Eatough, R. P., Lazio, T. J. W., Casanellas, J., Chatterjee, S., Cordes, J. M., Demorest, P. B., et al. (2015). Observing Radio Pulsars in the Galactic Centre with the Square Kilometre Array. Proceedings of Science, AASKA14. Retrieved from http://arxiv.org/abs/1501.00281.


Cite as: https://hdl.handle.net/11858/00-001M-0000-0024-C647-1
Abstract
The discovery and timing of radio pulsars within the Galactic centre is a fundamental aspect of the SKA Science Case, responding to the topic of "Strong Field Tests of Gravity with Pulsars and Black Holes" (Kramer et al. 2004; Cordes et al. 2004). Pulsars have in many ways proven to be excellent tools for testing the General theory of Relativity and alternative gravity theories (see Wex (2014) for a recent review). Timing a pulsar in orbit around a companion, provides a unique way of probing the relativistic dynamics and spacetime of such a system. The strictest tests of gravity, in strong field conditions, are expected to come from a pulsar orbiting a black hole.
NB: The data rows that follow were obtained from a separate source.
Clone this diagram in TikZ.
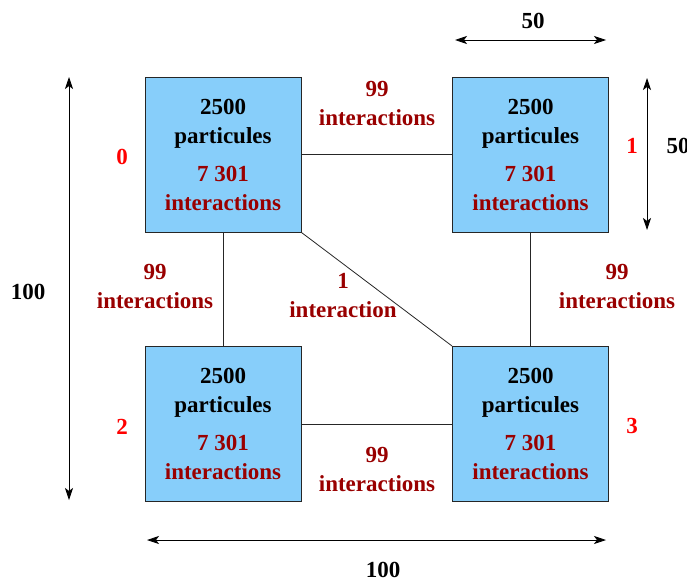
\documentclass[tikz,border=0pt]{standalone}
\usepackage{fontspec}
\setmainfont{Liberation Serif}
\usetikzlibrary{arrows.meta}
\definecolor{boxblue}{RGB}{135,206,250}
\definecolor{darkred}{RGB}{153,0,0}
\begin{document}
\begin{tikzpicture}[x=1pt,y=-1pt,
  every node/.style={font=\bfseries\fontsize{23}{29}\selectfont},
  cell/.style={draw=black!85, line width=1pt, fill=boxblue, minimum width=156pt, minimum height=155pt, inner sep=0pt, align=center},
  link/.style={draw=black!85, line width=0.8pt},
  elabel/.style={text=darkred, align=center, inner sep=0pt},
  idx/.style={text=red, inner sep=0pt},
  dim/.style={line width=0.8pt, {Stealth[length=12pt,width=8pt,inset=3pt]}-{Stealth[length=12pt,width=8pt,inset=3pt]}},
  dimlabel/.style={text=black, inner sep=0pt}]
\useasboundingbox (0,0) rectangle (687,578);
\newcommand{\cellcontent}{2500\\particules\\[9pt]\textcolor{darkred}{7 301}\\\textcolor{darkred}{interactions}}
\node[cell] (b0) at (223,154.5) {\cellcontent};
\node[cell] (b1) at (530.5,154.5) {\cellcontent};
\node[cell] (b2) at (223,424) {\cellcontent};
\node[cell] (b3) at (530.5,424) {\cellcontent};
\draw[link] (b0.east) -- (b1.west);
\draw[link] (b0.south) -- (b2.north);
\draw[link] (b1.south) -- (b3.north);
\draw[link] (b2.east) -- (b3.west);
\draw[link] (b0.south east) -- (b3.north west);
\node[elabel] (l01) at (377,103) {99\\interactions};
\node[elabel] (l02) at (155,286) {99\\interactions};
\node[elabel] (l13) at (617,286) {99\\interactions};
\node[elabel] (l23) at (377,469) {99\\interactions};
\node[elabel] (l03) at (343,296) {1\\interaction};
\node[idx] (i0) at (122,157) {0};
\node[idx] (i1) at (632,146) {1};
\node[idx] (i2) at (122,427) {2};
\node[idx] (i3) at (632,426) {3};
\coordinate (ta) at (455,40); \coordinate (tb) at (606,40);
\draw[dim] (ta) -- (tb);
\node[dimlabel] (tl) at (533,21) {50};
\coordinate (ra) at (647,78); \coordinate (rb) at (647,230);
\draw[dim] (ra) -- (rb);
\node[dimlabel] (rl) at (678,146) {50};
\coordinate (la) at (69,77); \coordinate (lb) at (69,500);
\draw[dim] (la) -- (lb);
\node[dimlabel] (ll) at (28,292) {100};
\coordinate (ba) at (147,540); \coordinate (bb) at (606,540);
\draw[dim] (ba) -- (bb);
\node[dimlabel] (bl) at (383,570) {100};
\end{tikzpicture}
\end{document}
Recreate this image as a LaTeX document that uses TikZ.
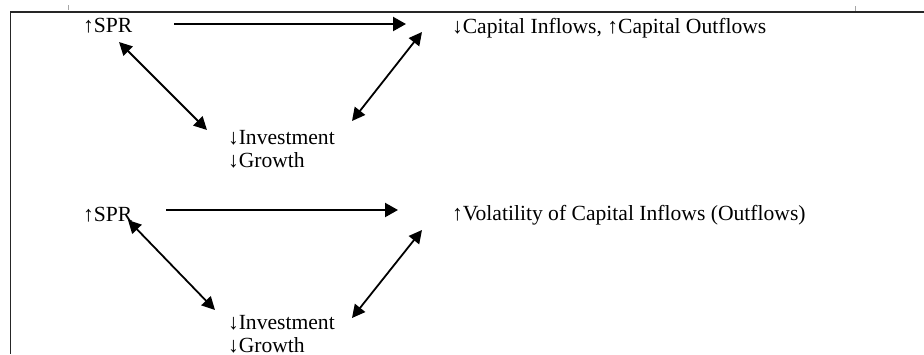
\documentclass[tikz,border=0pt]{standalone}
\usepackage{fontspec}
\setmainfont{Liberation Serif}
\usetikzlibrary{arrows.meta}
\tikzset{
  lbl/.style={inner sep=0pt, outer sep=0pt, anchor=base west, align=left,
              font=\fontsize{21.6}{22.5}\selectfont},
  mainarrow/.style={line width=2.2pt, -{Triangle[length=13pt,width=14pt]}},
  dblarrow/.style={line width=1.8pt, {Triangle[length=13pt,width=13pt]}-{Triangle[length=13pt,width=13pt]}},
  frame/.style={line width=1.5pt, black!85},
  tick/.style={line width=0.6pt, black!35}
}
\begin{document}
\begin{tikzpicture}[x=1pt,y=-1pt]
\useasboundingbox (0,0) rectangle (924,354);
% frame
\draw[frame] (924,12) -- (10.5,12) -- (10.5,354);
\draw[tick] (68,5) -- (68,10);
\draw[tick] (855,6) -- (855,11);

% upper panel
\node[lbl] (spr1) at (83,32) {↑SPR};
\node[lbl] (cap1) at (452,33) {↓Capital Inflows, ↑Capital Outflows};
\node[lbl] (inv1) at (228,167) {↓Investment\\↓Growth};
\coordinate (a1s) at (174,24);
\coordinate (a1e) at (406,24);
\coordinate (b1s) at (119,42);
\coordinate (b1e) at (207,130);
\coordinate (c1s) at (422,32);
\coordinate (c1e) at (352,121);
\draw[mainarrow] (a1s) -- (a1e);
\draw[dblarrow] (b1s) -- (b1e);
\draw[dblarrow] (c1s) -- (c1e);

% lower panel
\node[lbl] (spr2) at (83,221) {↑SPR};
\node[lbl] (vol2) at (452,220) {↑Volatility of Capital Inflows (Outflows)};
\node[lbl] (inv2) at (228,352) {↓Investment\\↓Growth};
\coordinate (a2s) at (166,210);
\coordinate (a2e) at (398,210);
\coordinate (b2s) at (128,220);
\coordinate (b2e) at (215,310);
\coordinate (c2s) at (422,230);
\coordinate (c2e) at (352,318);
\draw[mainarrow] (a2s) -- (a2e);
\draw[dblarrow] (b2s) -- (b2e);
\draw[dblarrow] (c2s) -- (c2e);
\end{tikzpicture}
\end{document}
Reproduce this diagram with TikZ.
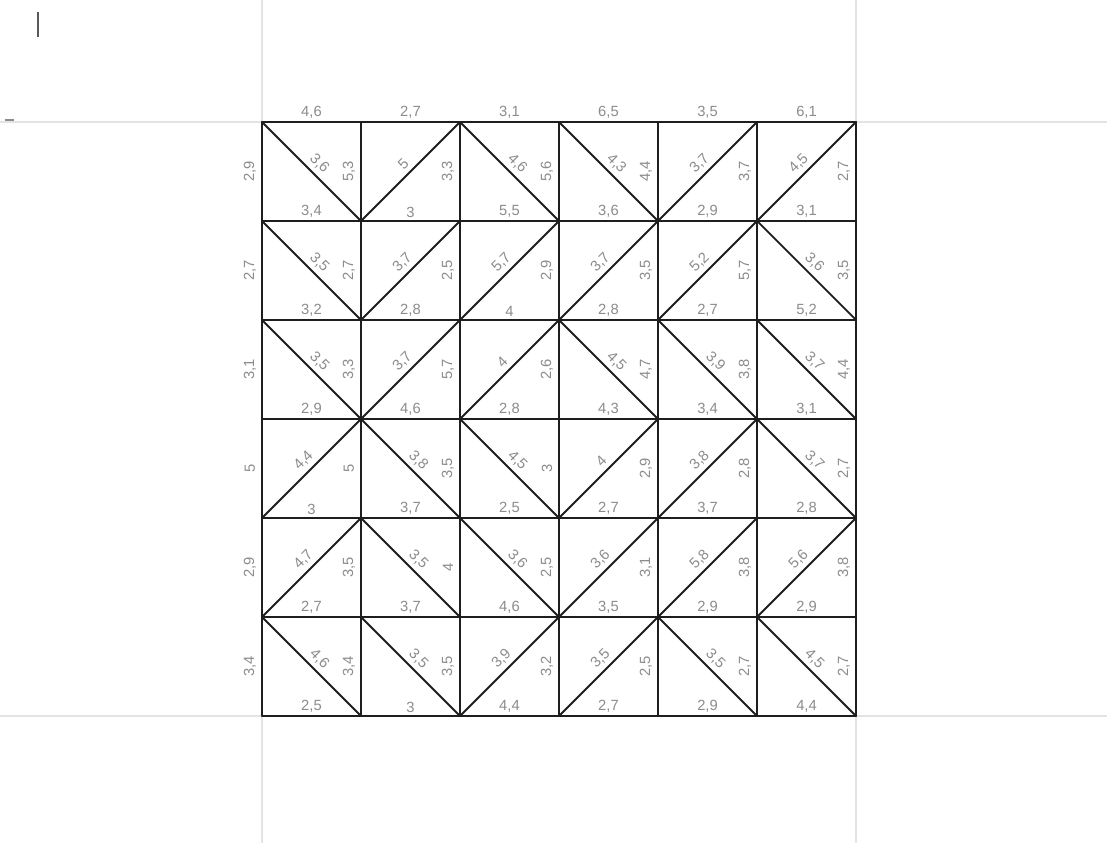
\documentclass[tikz,border=0pt]{standalone}
\usepackage{fontspec}
\setmainfont{Liberation Sans}
\usepackage{tikz}
\definecolor{pencil}{HTML}{8C8C8C}
\definecolor{ink}{HTML}{1E1E1E}
\definecolor{fold}{HTML}{E4E4E4}

\begin{document}
\begin{tikzpicture}[
        x=2.475cm, y=2.475cm,
        font=\fontsize{10.5}{12}\selectfont,
        gridline/.style={draw=ink, line width=1.3pt, line cap=round},
        diag/.style={draw=ink, line width=1.3pt, line cap=round},
        foldline/.style={draw=fold, line width=0.8pt},
        hlabel/.style={text=pencil, above, inner sep=2.5pt},
        vlabel/.style={text=pencil, xshift=-0.3cm, rotate=90, inner sep=0pt},
        dlabel/.style={text=pencil, sloped, above, inner sep=3pt}
    ]
        % page and paper folds
        \coordinate (bb-sw) at (-2.646,-1.283);
        \coordinate (bb-ne) at (8.535,7.232);
        \fill[white] (bb-sw) rectangle (bb-ne);
        \useasboundingbox (bb-sw) rectangle (bb-ne);

        \foreach \i in {0,...,6}
            \foreach \j in {0,...,6}
                \coordinate (g-\i-\j) at (\i,\j);

        \draw[foldline] (g-0-6 -| bb-sw) -- (g-6-6 -| bb-ne);
        \draw[foldline] (g-0-0 -| bb-sw) -- (g-6-0 -| bb-ne);
        \draw[foldline] (g-0-0 |- bb-sw) -- (g-0-6 |- bb-ne);
        \draw[foldline] (g-6-0 |- bb-sw) -- (g-6-6 |- bb-ne);
        \coordinate (mark-a) at (-2.263,7.111);
        \coordinate (mark-b) at (-2.263,6.859);
        \draw[draw=black!65, line width=1pt] (mark-a) -- (mark-b);
        \coordinate (tick-a) at (-2.60,6.02);
        \coordinate (tick-b) at (-2.50,6.02);
        \draw[draw=black!45, line width=0.8pt] (tick-a) -- (tick-b);

        % grid
        \foreach \i in {0,...,6} {
            \draw[gridline] (g-\i-0) -- (g-\i-6);
            \draw[gridline] (g-0-\i) -- (g-6-\i);
        }

        % row/column/slope(1 = /, -1 = \)/diagonal/right/bottom
        \foreach \r/\c/\s/\dl/\rl/\bl in {
            0/0/-1/{3,6}/{5,3}/{3,4}, 0/1/1/{5}/{3,3}/{3}, 0/2/-1/{4,6}/{5,6}/{5,5},
            0/3/-1/{4,3}/{4,4}/{3,6}, 0/4/1/{3,7}/{3,7}/{2,9}, 0/5/1/{4,5}/{2,7}/{3,1},
            1/0/-1/{3,5}/{2,7}/{3,2}, 1/1/1/{3,7}/{2,5}/{2,8}, 1/2/1/{5,7}/{2,9}/{4},
            1/3/1/{3,7}/{3,5}/{2,8}, 1/4/1/{5,2}/{5,7}/{2,7}, 1/5/-1/{3,6}/{3,5}/{5,2},
            2/0/-1/{3,5}/{3,3}/{2,9}, 2/1/1/{3,7}/{5,7}/{4,6}, 2/2/1/{4}/{2,6}/{2,8},
            2/3/-1/{4,5}/{4,7}/{4,3}, 2/4/-1/{3,9}/{3,8}/{3,4}, 2/5/-1/{3,7}/{4,4}/{3,1},
            3/0/1/{4,4}/{5}/{3}, 3/1/-1/{3,8}/{3,5}/{3,7}, 3/2/-1/{4,5}/{3}/{2,5},
            3/3/1/{4}/{2,9}/{2,7}, 3/4/1/{3,8}/{2,8}/{3,7}, 3/5/-1/{3,7}/{2,7}/{2,8},
            4/0/1/{4,7}/{3,5}/{2,7}, 4/1/-1/{3,5}/{4}/{3,7}, 4/2/-1/{3,6}/{2,5}/{4,6},
            4/3/1/{3,6}/{3,1}/{3,5}, 4/4/1/{5,8}/{3,8}/{2,9}, 4/5/1/{5,6}/{3,8}/{2,9},
            5/0/-1/{4,6}/{3,4}/{2,5}, 5/1/-1/{3,5}/{3,5}/{3}, 5/2/1/{3,9}/{3,2}/{4,4},
            5/3/1/{3,5}/{2,5}/{2,7}, 5/4/-1/{3,5}/{2,7}/{2,9}, 5/5/-1/{4,5}/{2,7}/{4,4}
        } {
            \pgfmathtruncatemacro{\cc}{\c+1}
            \pgfmathtruncatemacro{\yt}{6-\r}
            \pgfmathtruncatemacro{\yb}{5-\r}
            \pgfmathtruncatemacro{\ya}{5-\r+(1-\s)/2}
            \pgfmathtruncatemacro{\yz}{5-\r+(1+\s)/2}
            \draw[diag] (g-\c-\ya) -- node[dlabel] (d-\r-\c) {\dl} (g-\cc-\yz);
            \path (g-\cc-\yt) -- node[vlabel] (v-\r-\c) {\rl} (g-\cc-\yb);
            \path (g-\c-\yb) -- node[hlabel] (h-\r-\c) {\bl} (g-\cc-\yb);
        }

        % outer labels
        \foreach \c/\tl in {0/{4,6}, 1/{2,7}, 2/{3,1}, 3/{6,5}, 4/{3,5}, 5/{6,1}} {
            \pgfmathtruncatemacro{\cc}{\c+1}
            \path (g-\c-6) -- node[hlabel] (t-\c) {\tl} (g-\cc-6);
        }
        \foreach \r/\ll in {0/{2,9}, 1/{2,7}, 2/{3,1}, 3/{5}, 4/{2,9}, 5/{3,4}} {
            \pgfmathtruncatemacro{\yt}{6-\r}
            \pgfmathtruncatemacro{\yb}{5-\r}
            \path (g-0-\yt) -- node[vlabel] (l-\r) {\ll} (g-0-\yb);
        }
    \end{tikzpicture}
\end{document}
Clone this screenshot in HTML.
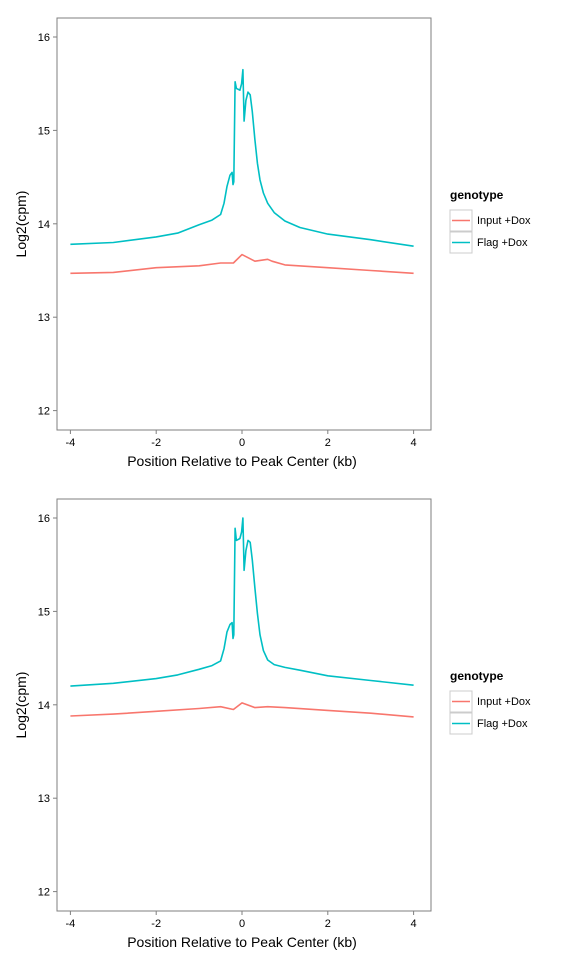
<!DOCTYPE html>
<html><head><meta charset="utf-8"><style>
body{margin:0;background:#fff}
svg{display:block;font-family:"Liberation Sans",sans-serif}
</style></head><body>
<svg id="c" width="576" height="960"></svg>
<script>
const xTicks=[-4,-2,0,2,4];
const yTicks=[12,13,14,15,16];
const seriesNames=["Input +Dox","Flag +Dox"];
const colors=["#F8766D","#00BFC4"];
const teal1X=[-4,-3,-2,-1.5,-1,-0.7,-0.5,-0.42,-0.35,-0.28,-0.23,-0.21,-0.19,-0.16,-0.13,-0.05,-0.01,0.02,0.05,0.09,0.14,0.19,0.24,0.3,0.36,0.42,0.5,0.6,0.75,1.0,1.35,2,3,4];
const teal1Y=[13.78,13.8,13.86,13.9,13.99,14.04,14.1,14.22,14.4,14.52,14.55,14.42,14.45,15.52,15.45,15.43,15.5,15.65,15.1,15.32,15.41,15.38,15.2,14.9,14.65,14.47,14.33,14.22,14.12,14.03,13.96,13.89,13.83,13.76];
const red1X=[-4,-3,-2,-1,-0.5,-0.2,0,0.3,0.6,0.7,1,2,3,4];
const red1Y=[13.47,13.48,13.53,13.55,13.58,13.58,13.67,13.6,13.62,13.6,13.56,13.53,13.5,13.47];
const teal2X=[-4,-3,-2,-1.5,-1,-0.7,-0.5,-0.42,-0.35,-0.28,-0.23,-0.21,-0.19,-0.16,-0.13,-0.05,-0.01,0.02,0.05,0.09,0.14,0.19,0.24,0.3,0.36,0.42,0.5,0.6,0.75,1.0,1.35,2,3,4];
const teal2Y=[14.2,14.23,14.28,14.32,14.38,14.42,14.47,14.6,14.78,14.86,14.88,14.71,14.75,15.89,15.76,15.78,15.85,16.0,15.44,15.65,15.76,15.74,15.55,15.25,14.98,14.75,14.58,14.48,14.43,14.4,14.37,14.31,14.26,14.21];
const red2X=[-4,-3,-2,-1,-0.5,-0.2,0,0.3,0.6,1,2,3,4];
const red2Y=[13.88,13.9,13.93,13.96,13.98,13.95,14.02,13.97,13.98,13.97,13.94,13.91,13.87];
const svg=document.getElementById('c');const NS="http://www.w3.org/2000/svg";
function el(t,a,p){const e=document.createElementNS(NS,t);for(const k in a)e.setAttribute(k,a[k]);(p||svg).appendChild(e);return e;}
function panel(top,series,idx){
 const L=57,R=431,T=top,B=top+412;
 const xs=v=>242+v*42.9;
 const ys=v=>(top+19)+(16-v)*93.4;
 const g=el('g',{});
 
 
 const r=el('rect',{x:L,y:T,width:R-L,height:B-T,fill:'#fff',stroke:'#7f7f7f','stroke-width':1},g);
 
 
 yTicks.forEach(v=>{
  el('line',{x1:L-4,x2:L,y1:ys(v),y2:ys(v),stroke:'#7f7f7f'},g);
  const t=el('text',{x:L-7,y:ys(v)+4,'text-anchor':'end','font-size':11,fill:'#000'},g);t.textContent=v;
  
  
 });
 xTicks.forEach(v=>{
  el('line',{x1:xs(v),x2:xs(v),y1:B,y2:B+4,stroke:'#7f7f7f'},g);
  const t=el('text',{x:xs(v),y:B+16,'text-anchor':'middle','font-size':11,fill:'#000'},g);t.textContent=v;
  
  
 });
 const xt=el('text',{x:242,y:B+36,'text-anchor':'middle','font-size':14},g);xt.textContent='Position Relative to Peak Center (kb)';
 
 
 const yt=el('text',{x:0,y:0,'text-anchor':'middle','font-size':14,transform:`translate(26,${(T+B)/2}) rotate(-90)`},g);yt.textContent='Log2(cpm)';
 
 
 series.forEach((s,i)=>{
  const d=s[0].map((x,j)=>(j?'L':'M')+xs(x).toFixed(1)+','+ys(s[1][j]).toFixed(1)).join('');
  const p=el('path',{d:d,fill:'none',stroke:colors[i],'stroke-width':1.6,'stroke-linejoin':'round'},g);
  
  
 });
 const ly=T+181;
 const lt=el('text',{x:450,y:ly,'font-size':12,'font-weight':'bold'},g);lt.textContent='genotype';
 
 
 seriesNames.forEach((n,i)=>{
  const y0=ly+11+i*22;
  const lg=el('g',{},g);
  
  
  el('rect',{x:450,y:y0,width:22,height:21,fill:'#fff',stroke:'#ccc'},lg);
  el('line',{x1:452,x2:470,y1:y0+10.5,y2:y0+10.5,stroke:colors[i],'stroke-width':1.6},lg);
  const t=el('text',{x:477,y:y0+14,'font-size':11},lg);t.textContent=n;
 });
}
panel(18,[[red1X,red1Y],[teal1X,teal1Y]],1);
panel(499,[[red2X,red2Y],[teal2X,teal2Y]],2);
</script>
</body></html>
In this sense, a pulsar in a close orbit ($P_{\rm orb}$ < 1 yr) around our nearest supermassive black hole candidate, Sagittarius A* - at a distance of ~8.3 kpc in the Galactic centre (Gillessen et al. 2009a) - would be the ideal tool. Given the size of the orbit and the relativistic effects associated with it, even a slowly spinning pulsar would allow the black hole spacetime to be explored in great detail (Liu et al. 2012). For example, measurement of the frame dragging caused by the rotation of the supermassive black hole, would allow a test of the "cosmic censorship conjecture." The "no-hair theorem" can be tested by measuring the quadrupole moment of the black hole. These are two of the prime examples for the fundamental studies of gravity one could do with a pulsar around Sagittarius A*. As will be shown here, SKA1-MID and ultimately the SKA will provide the opportunity to begin to find and time the pulsars in this extreme environment.